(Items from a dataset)
---
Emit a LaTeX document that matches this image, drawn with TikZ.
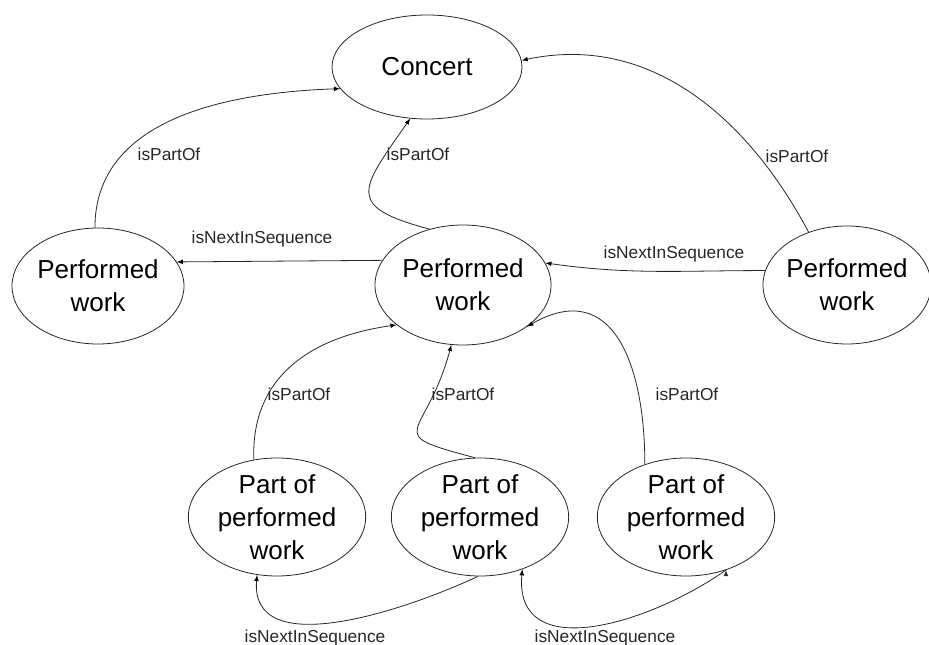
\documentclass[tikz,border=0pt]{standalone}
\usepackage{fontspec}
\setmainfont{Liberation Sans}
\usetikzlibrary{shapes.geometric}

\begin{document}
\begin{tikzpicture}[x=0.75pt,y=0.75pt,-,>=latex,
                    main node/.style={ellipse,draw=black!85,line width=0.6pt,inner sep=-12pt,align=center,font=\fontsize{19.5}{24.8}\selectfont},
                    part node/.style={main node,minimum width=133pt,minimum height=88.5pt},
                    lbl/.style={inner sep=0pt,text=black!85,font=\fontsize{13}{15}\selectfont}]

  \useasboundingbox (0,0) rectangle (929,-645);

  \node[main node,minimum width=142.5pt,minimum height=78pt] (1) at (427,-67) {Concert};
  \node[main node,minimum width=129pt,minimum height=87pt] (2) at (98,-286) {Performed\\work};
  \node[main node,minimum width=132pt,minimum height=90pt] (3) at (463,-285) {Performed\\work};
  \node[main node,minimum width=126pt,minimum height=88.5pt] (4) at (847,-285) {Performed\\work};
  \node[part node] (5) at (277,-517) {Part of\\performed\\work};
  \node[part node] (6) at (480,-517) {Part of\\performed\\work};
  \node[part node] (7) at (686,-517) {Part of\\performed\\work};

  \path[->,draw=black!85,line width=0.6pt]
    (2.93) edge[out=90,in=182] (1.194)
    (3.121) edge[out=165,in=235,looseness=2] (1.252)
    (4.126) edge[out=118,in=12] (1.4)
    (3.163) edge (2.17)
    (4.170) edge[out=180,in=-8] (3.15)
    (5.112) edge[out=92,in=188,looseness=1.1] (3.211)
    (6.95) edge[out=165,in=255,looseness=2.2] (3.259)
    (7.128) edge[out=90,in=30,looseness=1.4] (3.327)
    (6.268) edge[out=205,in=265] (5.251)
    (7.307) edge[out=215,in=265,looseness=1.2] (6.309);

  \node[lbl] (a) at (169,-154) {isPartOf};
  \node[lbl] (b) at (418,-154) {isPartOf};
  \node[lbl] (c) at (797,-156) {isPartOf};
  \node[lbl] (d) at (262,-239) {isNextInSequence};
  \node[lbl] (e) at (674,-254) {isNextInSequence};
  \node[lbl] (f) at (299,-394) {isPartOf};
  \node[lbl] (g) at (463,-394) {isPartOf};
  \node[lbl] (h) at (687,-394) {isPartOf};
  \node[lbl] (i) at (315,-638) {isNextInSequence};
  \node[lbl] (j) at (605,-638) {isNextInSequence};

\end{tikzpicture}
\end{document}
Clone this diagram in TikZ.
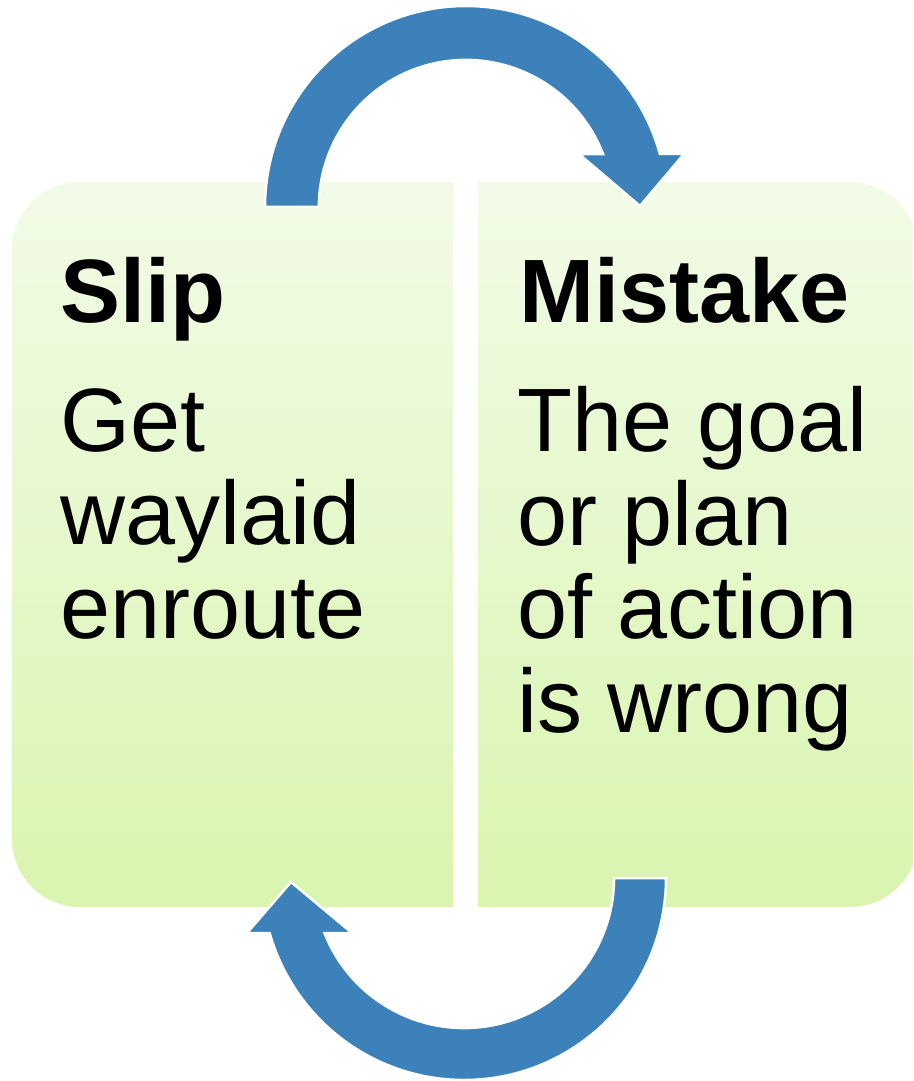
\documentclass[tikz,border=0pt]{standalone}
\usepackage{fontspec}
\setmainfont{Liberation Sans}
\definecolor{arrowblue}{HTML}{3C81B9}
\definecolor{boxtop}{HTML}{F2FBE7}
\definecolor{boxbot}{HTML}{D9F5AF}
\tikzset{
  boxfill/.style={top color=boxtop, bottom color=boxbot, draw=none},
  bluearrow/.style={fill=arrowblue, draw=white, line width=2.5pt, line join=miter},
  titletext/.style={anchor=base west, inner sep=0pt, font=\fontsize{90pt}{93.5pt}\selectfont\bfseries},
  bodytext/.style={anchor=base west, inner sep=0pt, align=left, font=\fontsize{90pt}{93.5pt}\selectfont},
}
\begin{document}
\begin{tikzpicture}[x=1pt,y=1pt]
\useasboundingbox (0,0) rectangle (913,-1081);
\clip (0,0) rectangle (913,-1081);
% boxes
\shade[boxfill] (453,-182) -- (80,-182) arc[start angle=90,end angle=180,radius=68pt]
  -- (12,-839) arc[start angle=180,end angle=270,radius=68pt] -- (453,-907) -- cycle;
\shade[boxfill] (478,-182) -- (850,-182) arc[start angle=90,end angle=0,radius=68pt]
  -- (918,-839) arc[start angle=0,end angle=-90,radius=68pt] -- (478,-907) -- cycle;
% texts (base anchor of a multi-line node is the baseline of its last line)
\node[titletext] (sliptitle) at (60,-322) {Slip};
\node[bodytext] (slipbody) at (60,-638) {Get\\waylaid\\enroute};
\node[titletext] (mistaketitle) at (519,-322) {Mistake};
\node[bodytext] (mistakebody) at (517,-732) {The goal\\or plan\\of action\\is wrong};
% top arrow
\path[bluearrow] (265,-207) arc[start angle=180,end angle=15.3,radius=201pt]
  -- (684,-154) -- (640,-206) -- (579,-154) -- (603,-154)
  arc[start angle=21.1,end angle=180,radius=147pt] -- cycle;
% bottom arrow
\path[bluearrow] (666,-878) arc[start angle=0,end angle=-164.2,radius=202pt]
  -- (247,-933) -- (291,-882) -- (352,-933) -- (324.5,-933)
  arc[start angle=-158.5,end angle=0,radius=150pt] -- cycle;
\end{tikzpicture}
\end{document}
---
WORK TO DO:
Copy the listing exactly. Any image in it stays out of the copy.

TASK OUTPUT:
Emit a LaTeX document that matches this image, drawn with TikZ.
\documentclass[tikz,border=0pt]{standalone}
\usepackage{fontspec}
\setmainfont{Liberation Sans}
\usetikzlibrary{shapes.geometric}

\begin{document}
\begin{tikzpicture}[x=0.75pt,y=0.75pt,-,>=latex,
                    main node/.style={ellipse,draw=black!85,line width=0.6pt,inner sep=-12pt,align=center,font=\fontsize{19.5}{24.8}\selectfont},
                    part node/.style={main node,minimum width=133pt,minimum height=88.5pt},
                    lbl/.style={inner sep=0pt,text=black!85,font=\fontsize{13}{15}\selectfont}]

  \useasboundingbox (0,0) rectangle (929,-645);

  \node[main node,minimum width=142.5pt,minimum height=78pt] (1) at (427,-67) {Concert};
  \node[main node,minimum width=129pt,minimum height=87pt] (2) at (98,-286) {Performed\\work};
  \node[main node,minimum width=132pt,minimum height=90pt] (3) at (463,-285) {Performed\\work};
  \node[main node,minimum width=126pt,minimum height=88.5pt] (4) at (847,-285) {Performed\\work};
  \node[part node] (5) at (277,-517) {Part of\\performed\\work};
  \node[part node] (6) at (480,-517) {Part of\\performed\\work};
  \node[part node] (7) at (686,-517) {Part of\\performed\\work};

  \path[->,draw=black!85,line width=0.6pt]
    (2.93) edge[out=90,in=182] (1.194)
    (3.121) edge[out=165,in=235,looseness=2] (1.252)
    (4.126) edge[out=118,in=12] (1.4)
    (3.163) edge (2.17)
    (4.170) edge[out=180,in=-8] (3.15)
    (5.112) edge[out=92,in=188,looseness=1.1] (3.211)
    (6.95) edge[out=165,in=255,looseness=2.2] (3.259)
    (7.128) edge[out=90,in=30,looseness=1.4] (3.327)
    (6.268) edge[out=205,in=265] (5.251)
    (7.307) edge[out=215,in=265,looseness=1.2] (6.309);

  \node[lbl] (a) at (169,-154) {isPartOf};
  \node[lbl] (b) at (418,-154) {isPartOf};
  \node[lbl] (c) at (797,-156) {isPartOf};
  \node[lbl] (d) at (262,-239) {isNextInSequence};
  \node[lbl] (e) at (674,-254) {isNextInSequence};
  \node[lbl] (f) at (299,-394) {isPartOf};
  \node[lbl] (g) at (463,-394) {isPartOf};
  \node[lbl] (h) at (687,-394) {isPartOf};
  \node[lbl] (i) at (315,-638) {isNextInSequence};
  \node[lbl] (j) at (605,-638) {isNextInSequence};

\end{tikzpicture}
\end{document}
Clone this diagram in TikZ.
\documentclass[tikz,border=0pt]{standalone}
\usepackage{fontspec}
\setmainfont{Liberation Sans}
\definecolor{arrowblue}{HTML}{3C81B9}
\definecolor{boxtop}{HTML}{F2FBE7}
\definecolor{boxbot}{HTML}{D9F5AF}
\tikzset{
  boxfill/.style={top color=boxtop, bottom color=boxbot, draw=none},
  bluearrow/.style={fill=arrowblue, draw=white, line width=2.5pt, line join=miter},
  titletext/.style={anchor=base west, inner sep=0pt, font=\fontsize{90pt}{93.5pt}\selectfont\bfseries},
  bodytext/.style={anchor=base west, inner sep=0pt, align=left, font=\fontsize{90pt}{93.5pt}\selectfont},
}
\begin{document}
\begin{tikzpicture}[x=1pt,y=1pt]
\useasboundingbox (0,0) rectangle (913,-1081);
\clip (0,0) rectangle (913,-1081);
% boxes
\shade[boxfill] (453,-182) -- (80,-182) arc[start angle=90,end angle=180,radius=68pt]
  -- (12,-839) arc[start angle=180,end angle=270,radius=68pt] -- (453,-907) -- cycle;
\shade[boxfill] (478,-182) -- (850,-182) arc[start angle=90,end angle=0,radius=68pt]
  -- (918,-839) arc[start angle=0,end angle=-90,radius=68pt] -- (478,-907) -- cycle;
% texts (base anchor of a multi-line node is the baseline of its last line)
\node[titletext] (sliptitle) at (60,-322) {Slip};
\node[bodytext] (slipbody) at (60,-638) {Get\\waylaid\\enroute};
\node[titletext] (mistaketitle) at (519,-322) {Mistake};
\node[bodytext] (mistakebody) at (517,-732) {The goal\\or plan\\of action\\is wrong};
% top arrow
\path[bluearrow] (265,-207) arc[start angle=180,end angle=15.3,radius=201pt]
  -- (684,-154) -- (640,-206) -- (579,-154) -- (603,-154)
  arc[start angle=21.1,end angle=180,radius=147pt] -- cycle;
% bottom arrow
\path[bluearrow] (666,-878) arc[start angle=0,end angle=-164.2,radius=202pt]
  -- (247,-933) -- (291,-882) -- (352,-933) -- (324.5,-933)
  arc[start angle=-158.5,end angle=0,radius=150pt] -- cycle;
\end{tikzpicture}
\end{document}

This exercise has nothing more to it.